What needs to be done
From the entries below, copy every line holding the word "Python".

Dataset extract
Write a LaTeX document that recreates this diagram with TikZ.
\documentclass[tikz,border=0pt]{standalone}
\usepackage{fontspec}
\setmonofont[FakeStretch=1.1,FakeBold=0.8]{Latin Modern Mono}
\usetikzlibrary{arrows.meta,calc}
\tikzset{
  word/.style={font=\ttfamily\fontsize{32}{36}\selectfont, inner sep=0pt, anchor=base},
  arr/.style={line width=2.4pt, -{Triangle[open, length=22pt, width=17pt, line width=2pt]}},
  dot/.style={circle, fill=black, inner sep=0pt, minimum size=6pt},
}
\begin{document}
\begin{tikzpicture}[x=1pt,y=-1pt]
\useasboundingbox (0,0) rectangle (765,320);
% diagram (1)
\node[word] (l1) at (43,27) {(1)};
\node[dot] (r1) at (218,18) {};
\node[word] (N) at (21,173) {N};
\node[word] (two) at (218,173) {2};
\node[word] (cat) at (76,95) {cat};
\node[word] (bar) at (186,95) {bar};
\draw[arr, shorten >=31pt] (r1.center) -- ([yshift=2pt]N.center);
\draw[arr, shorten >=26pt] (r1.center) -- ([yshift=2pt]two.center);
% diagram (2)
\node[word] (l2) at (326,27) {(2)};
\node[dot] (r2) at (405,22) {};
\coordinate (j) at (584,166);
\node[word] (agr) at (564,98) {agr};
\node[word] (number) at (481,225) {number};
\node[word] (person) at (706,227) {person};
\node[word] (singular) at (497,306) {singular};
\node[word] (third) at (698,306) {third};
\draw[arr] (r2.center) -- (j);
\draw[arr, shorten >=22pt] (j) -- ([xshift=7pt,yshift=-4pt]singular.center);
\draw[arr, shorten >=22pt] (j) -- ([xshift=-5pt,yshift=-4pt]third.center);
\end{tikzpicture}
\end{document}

--

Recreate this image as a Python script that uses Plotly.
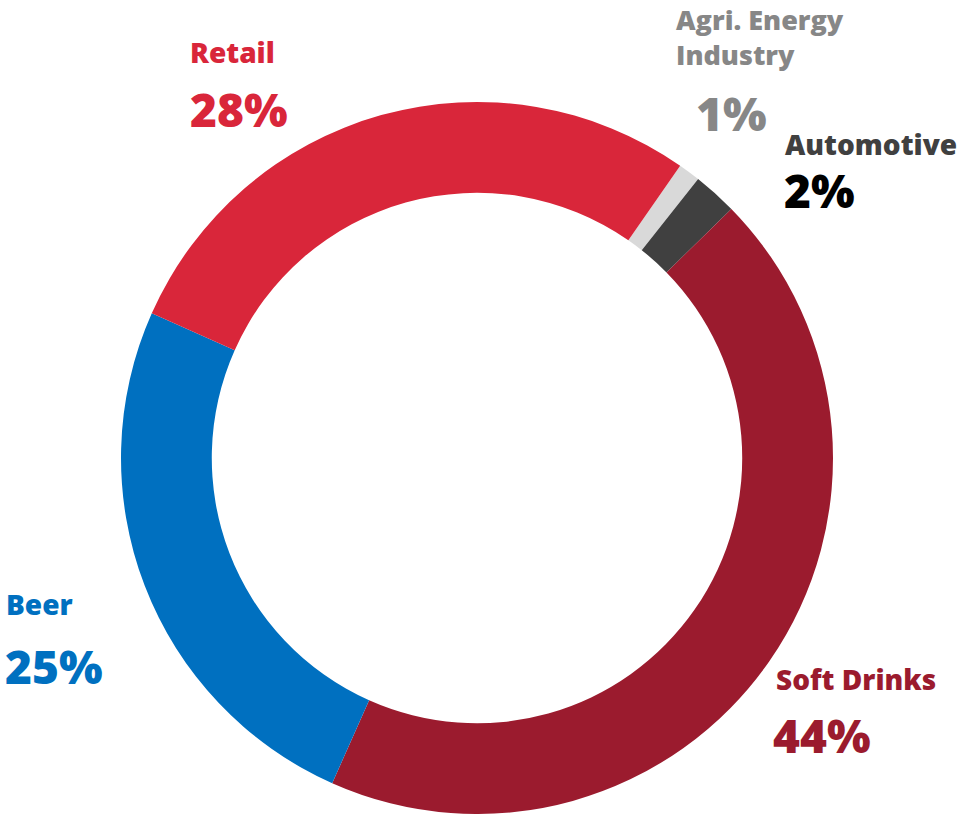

...

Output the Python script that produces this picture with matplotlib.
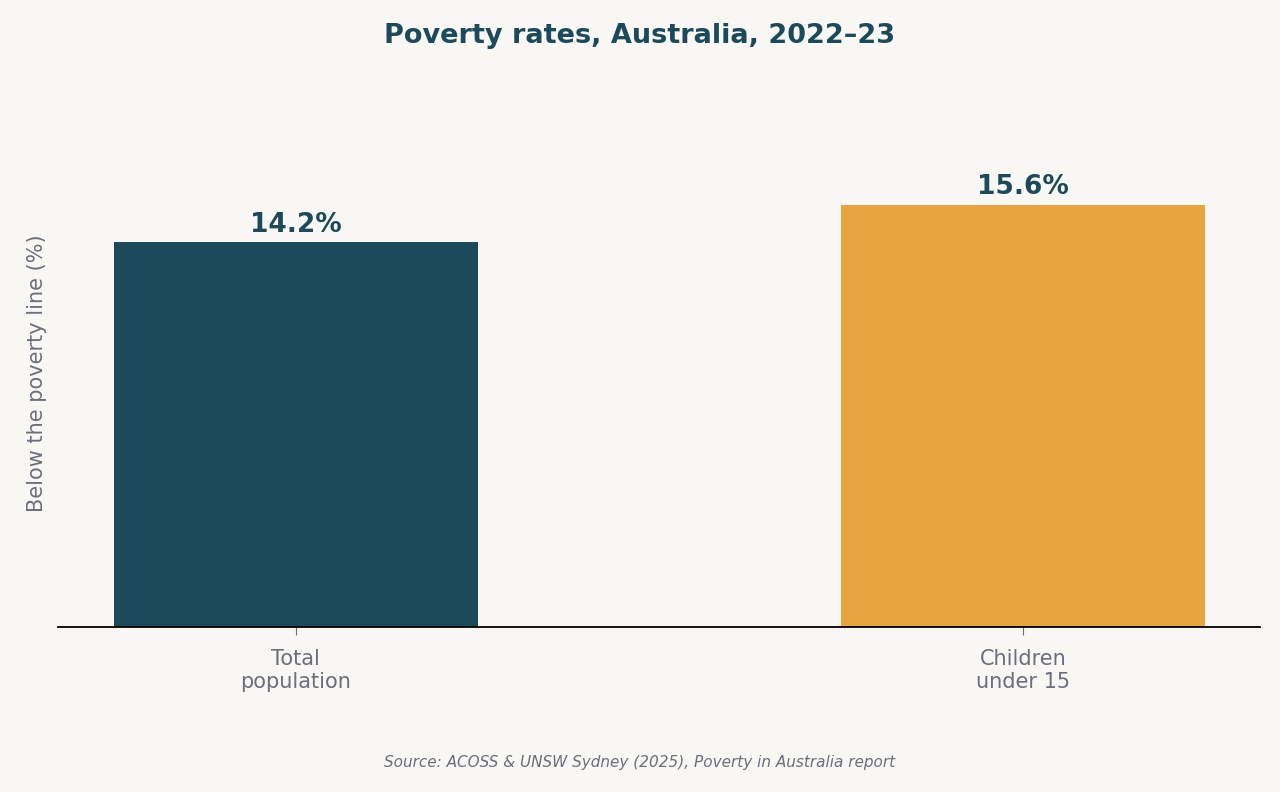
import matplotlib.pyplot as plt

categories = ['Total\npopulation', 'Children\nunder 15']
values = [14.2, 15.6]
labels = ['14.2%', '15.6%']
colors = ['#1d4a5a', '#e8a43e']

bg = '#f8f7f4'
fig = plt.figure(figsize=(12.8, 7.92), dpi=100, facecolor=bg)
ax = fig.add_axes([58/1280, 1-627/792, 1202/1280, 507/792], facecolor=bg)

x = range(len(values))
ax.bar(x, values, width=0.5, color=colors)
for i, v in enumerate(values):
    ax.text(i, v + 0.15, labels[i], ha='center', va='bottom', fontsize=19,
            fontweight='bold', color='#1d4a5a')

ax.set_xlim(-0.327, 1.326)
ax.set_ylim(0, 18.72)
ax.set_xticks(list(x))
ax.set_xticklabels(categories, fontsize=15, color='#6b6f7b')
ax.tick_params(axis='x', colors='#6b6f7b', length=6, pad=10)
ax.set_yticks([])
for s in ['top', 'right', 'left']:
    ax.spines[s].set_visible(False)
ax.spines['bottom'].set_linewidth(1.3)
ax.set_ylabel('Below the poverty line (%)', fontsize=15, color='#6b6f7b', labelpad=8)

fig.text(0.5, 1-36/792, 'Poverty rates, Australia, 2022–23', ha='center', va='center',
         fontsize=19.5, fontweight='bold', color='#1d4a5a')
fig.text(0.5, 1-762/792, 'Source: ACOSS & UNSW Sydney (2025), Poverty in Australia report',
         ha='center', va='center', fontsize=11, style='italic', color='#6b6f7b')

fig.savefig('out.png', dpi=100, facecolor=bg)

Answer in full
Recreate this image as a Python script that uses Plotly.
Output the Python script that produces this picture with matplotlib.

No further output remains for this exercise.